Moreover - all/most Linux distros have switched to using Overlay2 as default driver. If you are running latest version of RHEL/CentOS/Fedora/Ubuntu that is the driver you will be most likely using.
Containers require volumes/filesystems to run and some implementations are buggy as fuck.
Docker abandoned CentOS 6 many years ago, whether they stated officially or not, the last docker package and kernel/drivers are unstable. Similar story on some other distributions.
It wasn't production-ready at all back then and it's still not a good idea to containerize databases now. Besides bugs that come and go, there are other challenges around lifecycle, performance and permissions that are not trivial to deal with.
Can you outline what those stability issues are/were? Was the non-Docker part of the problem kernel related? Genuinely curious.
The filesystem drivers are buggy as fuck. You would experience kernel panics on Debian Jessie (overlayFS), or containers + docker daemon hanging on CentOS 6 (devicemapper). The fix in both cases is a reboot.
You might not notice it if you barely used docker, but it can be very outstanding at scale. I've been consulting briefly at a major web company that was deploying their web services to 5-20 nodes, daily.
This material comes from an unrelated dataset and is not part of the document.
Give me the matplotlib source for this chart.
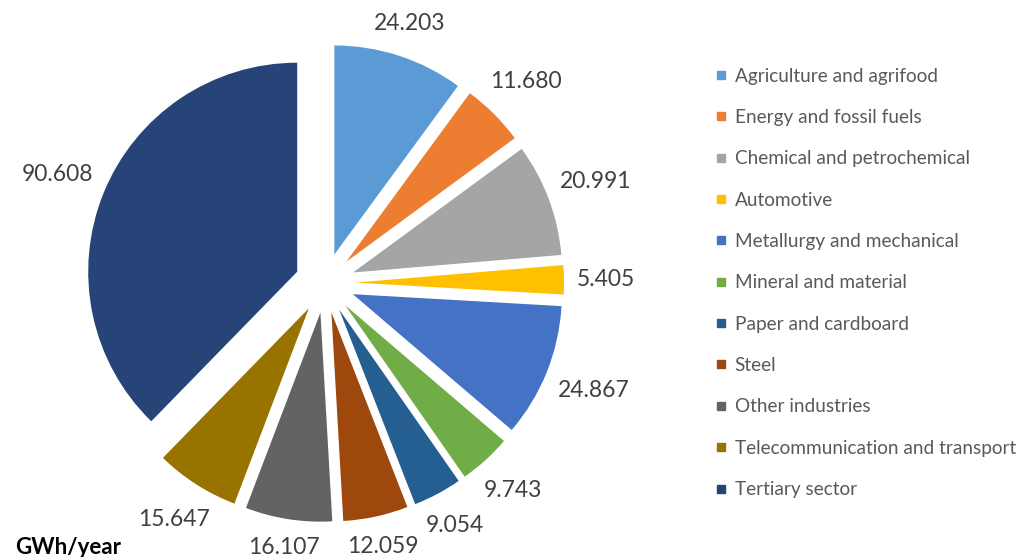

On every service deployment there would be up to 3 nodes dying.
Volumes are quite stable and reliable when based on a stable file system.
So while you could lose the container due to the but describe, you would not lose the persistent data.
It's best practice not to write to the Docker image at all during runtime (no log files, no PID file, etc), but to write only to volumes or tmpfs mounts. I'm a little bit suspicious about the crashes you described: are you sure you followed that best practice?